After lunch I pulled out my tools and parts kit and started sorting through those items. It’s been nearly two years since I sorted through my pen kit. That was a kind of trip of itself. I mentally inventoried the parts and tools and found what I needed — a fresh Size 16 ink sack, my X-Acto knife (and blades), and the sack shellac.
I pulled the section from the body, with a little heat to loosen things up. The old sack broke apart in my fingers — ossified. It was, indeed, time for a new ink sack.
Back at my worktable, I removed the remaining parts of the old sack that clung to the section, scraping a little with a fingernail and my X-Acto knife. That done, I fitted and trimmed the new sack, shellaced the section, and attached the new sack. The assembly was then set aside to cure.
After an hour of puttering with other things, the shellac was dry enough to reassemble the pen. I dipped the fresh ink sack into pure talcum powder to lubricate it during operation of the fill mechanism. I lined up the nib unit and fill lever and pressed the section back into the body of the pen.

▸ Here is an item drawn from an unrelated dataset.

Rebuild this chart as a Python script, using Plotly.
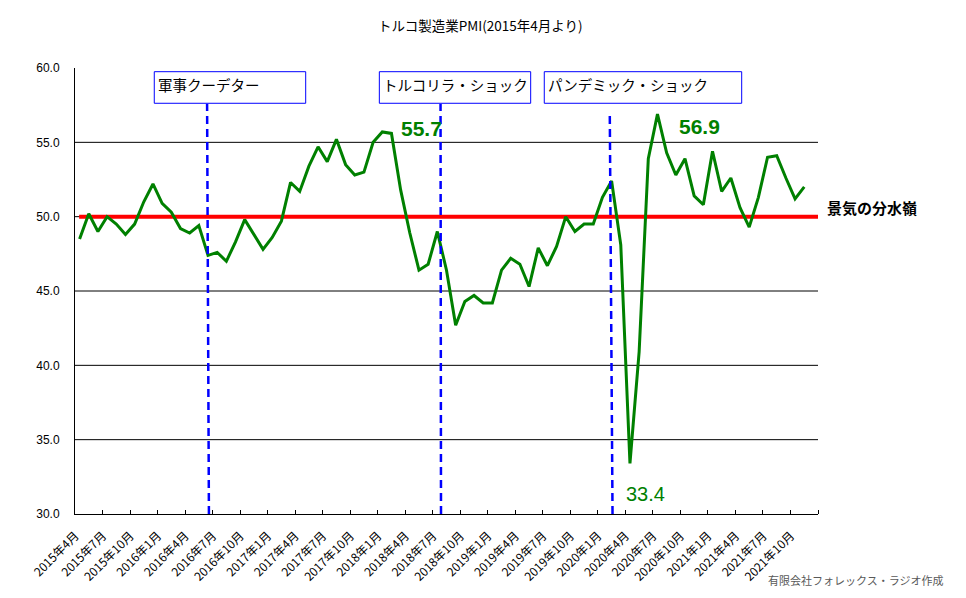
import plotly.graph_objects as go

# ---- data ----
years = [2015] * 9 + [y for y in range(2016, 2022) for _ in range(12)]
months = list(range(4, 13)) + list(range(1, 13)) * 6
categories = [f"{y}年{m}月" for y, m in zip(years, months)]  # Apr 2015 .. Dec 2021 (81)

pmi = [48.5, 50.2, 49.0, 50.0, 49.5, 48.8, 49.5, 51.0, 52.2,
       50.9, 50.3, 49.2, 48.9, 49.4, 47.4, 47.6, 47.0, 48.3, 49.8, 48.8, 47.8,
       48.6, 49.7, 52.3, 51.7, 53.4, 54.7, 53.7, 55.2, 53.5, 52.8, 53.0, 55.0,
       55.7, 55.6, 51.8, 48.9, 46.4, 46.8, 49.0, 46.4, 42.7, 44.3, 44.7, 44.2,
       44.2, 46.4, 47.2, 46.8, 45.3, 47.9, 46.7, 48.0, 50.0, 49.0, 49.5, 49.5,
       51.3, 52.4, 48.1, 33.4, 40.9, 53.9, 56.9, 54.3, 52.8, 53.9, 51.4, 50.8,
       54.4, 51.7, 52.6, 50.6, 49.3, 51.3, 54.0, 54.1, 52.6, 51.2, 52.0]

tick_idx = list(range(0, 81, 3))
tick_labels = [categories[i] for i in tick_idx]
y_ticks = [30, 35, 40, 45, 50, 55, 60]
grid_vals = [35, 40, 45, 50, 55]
threshold = 50

events = ["軍事クーデター", "トルコリラ・ショック", "パンデミック・ショック"]
event_x = [(14.1, 13.9), (39.4, 39.35), (58.1, 57.8)]
event_top = [57.6, 57.6, 57.0]
event_box = [(0.1067, 0.3105), (0.4096, 0.6133), (0.6316, 0.8973)]

callouts = [("55.7", 37.25, 55.9, True), ("56.9", 67.6, 56.05, True), ("33.4", 61.65, 31.35, False)]

x = list(range(len(pmi)))

fig = go.Figure()
fig.add_trace(go.Scatter(x=x, y=pmi, mode="lines",
                         line=dict(color="#008000", width=3), showlegend=False,
                         hoverinfo="skip"))

shapes = []
for v in grid_vals:
    shapes.append(dict(type="line", xref="paper", yref="y", x0=0, x1=1, y0=v, y1=v,
                       line=dict(color="black", width=1), layer="below"))
shapes.append(dict(type="line", xref="x", yref="y", x0=-0.05, x1=80.7, y0=threshold, y1=threshold,
                   line=dict(color="#FF0000", width=4), layer="below"))
for (xb, xt), top in zip(event_x, event_top):
    shapes.append(dict(type="line", xref="x", yref="y", x0=xb, x1=xt, y0=30, y1=top,
                       line=dict(color="#0000FF", width=2.5, dash="8px,5px"), layer="above"))
for (x0, x1) in event_box:
    shapes.append(dict(type="rect", xref="paper", yref="paper", x0=x0, x1=x1,
                       y0=0.9209, y1=0.9917, line=dict(color="#0000FF", width=1),
                       fillcolor="white", layer="above"))

annotations = []
for txt, (x0, x1) in zip(events, event_box):
    annotations.append(dict(text=txt, xref="paper", yref="paper", x=x0, y=0.9917,
                            xanchor="left", yanchor="top", xshift=2, yshift=0,
                            showarrow=False,
                            font=dict(family="Noto Sans CJK JP", size=14.5, color="black")))
for txt, cx, cy, bold in callouts:
    annotations.append(dict(text=f"<b>{txt}</b>" if bold else txt, xref="x", yref="y",
                            x=cx, y=cy, xanchor="center", yanchor="middle", showarrow=False,
                            font=dict(family="Liberation Sans", size=21 if bold else 20,
                                      color="#008000")))
annotations.append(dict(text="<b>景気の分水嶺</b>", xref="paper", yref="y", x=1.0094, y=50.65,
                        xanchor="left", yanchor="middle", showarrow=False,
                        font=dict(family="Noto Sans CJK JP", size=15, color="black")))
annotations.append(dict(text="トルコ製造業PMI(2015年4月より)", xref="paper", yref="paper",
                        x=0.5464, y=1.0964, xanchor="center", yanchor="middle", showarrow=False,
                        font=dict(family="Noto Sans CJK JP", size=13.5, color="black")))
annotations.append(dict(text="有限会社フォレックス・ラジオ作成", xref="paper", yref="paper",
                        x=1.171, y=-0.148, xanchor="right", yanchor="middle", showarrow=False,
                        font=dict(family="Noto Sans CJK JP", size=11, color="#595959")))

fig.update_layout(
    width=966, height=598,
    margin=dict(l=75, r=148, t=68, b=84, autoexpand=False),
    plot_bgcolor="white", paper_bgcolor="white",
    shapes=shapes, annotations=annotations,
    xaxis=dict(range=[-0.5, 80.5], showline=True, linecolor="black", linewidth=1,
               automargin=False,
               showgrid=False, zeroline=False, tickmode="array",
               tickvals=[i - 0.45 for i in tick_idx],
               ticktext=tick_labels, tickangle=-45, ticks="", ticklabelstandoff=9,
               tickfont=dict(family="Noto Sans CJK JP", size=12, color="black"),
               minor=dict(tickmode="array", tickvals=[i + 2.5 for i in tick_idx],
                          ticks="inside", ticklen=4, tickcolor="black", showgrid=False)),
    yaxis=dict(range=[30, 60], showline=True, linecolor="black", linewidth=1,
               automargin=False,
               showgrid=False, zeroline=False, tickmode="array", tickvals=y_ticks,
               tickformat=".1f", ticks="", ticklabelstandoff=12,
               tickfont=dict(family="Liberation Sans", size=12, color="black")),
)

fig.write_html("out.html")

A function check followed and then the thumbs-up that all was well. I filled the renewed fountain pen with Zhivago and did some test writing. For an inexpensive pen (they cost a couple bucks new with the better nib units — now they’re about twenty bucks on ebay) it writes very well. The nib is wet and smooth.
I remembered why this inexpensive little vintage pen is one of my favorites. Like me, it’s a bit of a mashup of bits and pieces. But it’s functional and reliable.